In the last 15 years Israel’s unauthorized outposts have become a bone of contention in the Middle East peace process. The term “outposts” encompasses approximately 100 Jewish communities in the West Bank that were built without government permits or planning approval. Despite this, many receive substantial government support. The international community has said that even if Israel does not evacuate approved settlements until a peace deal is achieved, it should evacuate the outposts immediately.

But outposts have become the issue that slips through the net. In his 2004 letter to Bush, Sharon said, “We are fully aware of the responsibilities facing the State of Israel. These include limitations on the growth of settlements [and] removal of unauthorized outposts.” In an accompanying letter to Secretary of State Condoleezza Rice, Weissglass, his top aide, pledged to submit to the United States “within 30 days … a list of unauthorized outposts with indicative dates of their removal,” followed by “continuous action to remove those outposts in the targeted dates.”
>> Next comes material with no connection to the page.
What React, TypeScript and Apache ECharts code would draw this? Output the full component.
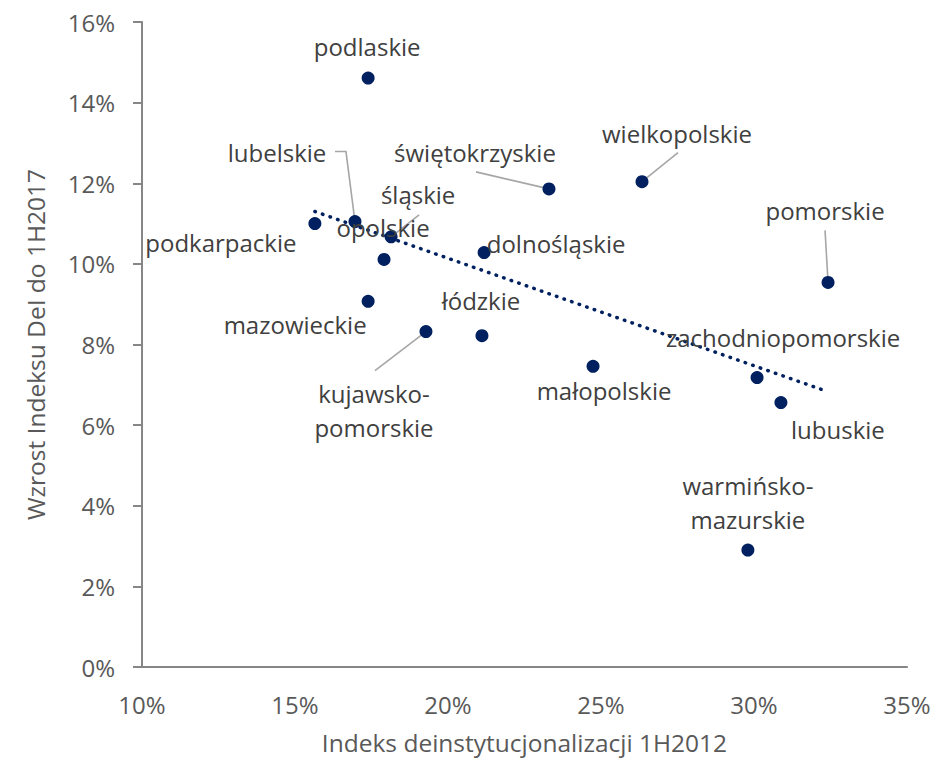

Israel never submitted the list. U.S. and Israeli officials involved at that time offer varying reasons why.

Sharon, Weissglass said, “had a clear intention to keep his word and dismantle the [outposts]. But afterwards we got started with the [2005] disengagement from Gaza, which was very complicated and a heavy load in terms of public relations. So we did not feel it was the right time.” Later, Sharon was felled by a stroke.

Weissglass said also that America supported putting the matter on hold. And at least one former U.S. government official partially agrees.